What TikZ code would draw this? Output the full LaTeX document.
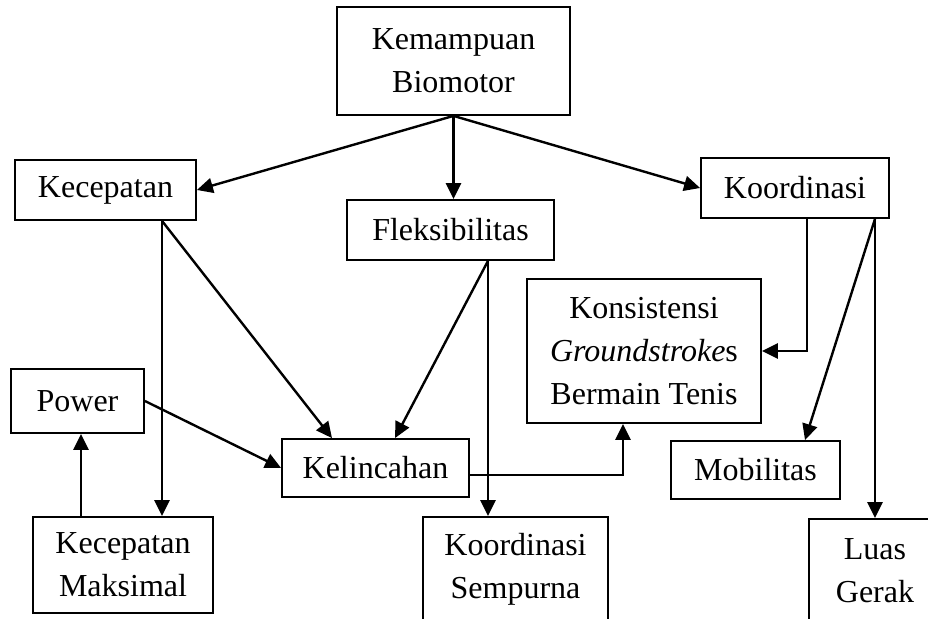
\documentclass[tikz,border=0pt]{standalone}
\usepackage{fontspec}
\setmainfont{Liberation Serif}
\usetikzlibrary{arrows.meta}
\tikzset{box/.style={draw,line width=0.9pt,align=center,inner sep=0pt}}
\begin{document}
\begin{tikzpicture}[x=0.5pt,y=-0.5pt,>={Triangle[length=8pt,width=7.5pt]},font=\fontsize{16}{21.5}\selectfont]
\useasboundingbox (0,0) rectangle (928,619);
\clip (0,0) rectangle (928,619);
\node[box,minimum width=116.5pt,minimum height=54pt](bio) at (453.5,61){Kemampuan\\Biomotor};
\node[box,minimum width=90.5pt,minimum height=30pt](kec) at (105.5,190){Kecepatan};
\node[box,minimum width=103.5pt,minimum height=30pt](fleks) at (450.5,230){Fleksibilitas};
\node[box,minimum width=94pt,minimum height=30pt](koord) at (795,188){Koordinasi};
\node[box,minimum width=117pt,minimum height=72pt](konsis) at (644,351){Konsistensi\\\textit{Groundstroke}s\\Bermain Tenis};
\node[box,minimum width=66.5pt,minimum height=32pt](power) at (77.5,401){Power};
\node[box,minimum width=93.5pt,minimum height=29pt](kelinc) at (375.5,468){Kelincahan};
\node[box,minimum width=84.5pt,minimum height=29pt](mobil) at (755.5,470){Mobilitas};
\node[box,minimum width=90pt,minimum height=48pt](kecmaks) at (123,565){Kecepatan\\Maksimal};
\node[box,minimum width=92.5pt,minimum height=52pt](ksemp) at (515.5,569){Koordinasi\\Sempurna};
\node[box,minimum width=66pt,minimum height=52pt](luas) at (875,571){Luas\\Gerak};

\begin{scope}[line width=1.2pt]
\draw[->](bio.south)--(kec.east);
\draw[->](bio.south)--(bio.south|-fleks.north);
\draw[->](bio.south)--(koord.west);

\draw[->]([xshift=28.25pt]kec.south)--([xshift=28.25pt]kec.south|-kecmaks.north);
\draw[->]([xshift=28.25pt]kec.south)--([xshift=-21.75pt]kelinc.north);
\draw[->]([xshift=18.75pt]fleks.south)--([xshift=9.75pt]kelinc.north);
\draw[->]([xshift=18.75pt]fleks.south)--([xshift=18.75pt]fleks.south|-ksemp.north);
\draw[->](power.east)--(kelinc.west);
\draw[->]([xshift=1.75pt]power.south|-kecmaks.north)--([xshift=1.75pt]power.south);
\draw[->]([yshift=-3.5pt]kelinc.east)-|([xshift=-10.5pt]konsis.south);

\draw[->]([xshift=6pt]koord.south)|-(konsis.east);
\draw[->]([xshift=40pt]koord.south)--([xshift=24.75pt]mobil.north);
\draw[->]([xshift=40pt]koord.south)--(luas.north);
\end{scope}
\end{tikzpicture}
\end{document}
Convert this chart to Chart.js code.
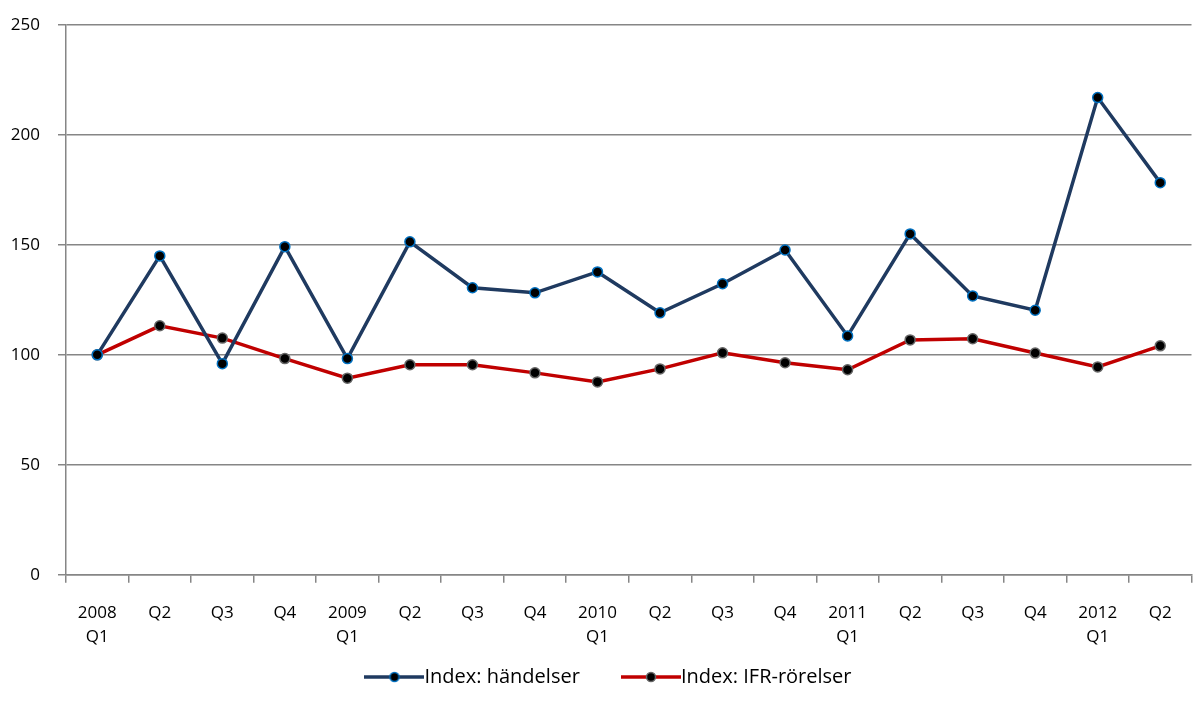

***

> [Task requirements]: Using the listing, collect all lines in which the string "code" is found.

> [Complete response]:
What TikZ code would draw this? Output the full LaTeX document.
Convert this chart to Chart.js code.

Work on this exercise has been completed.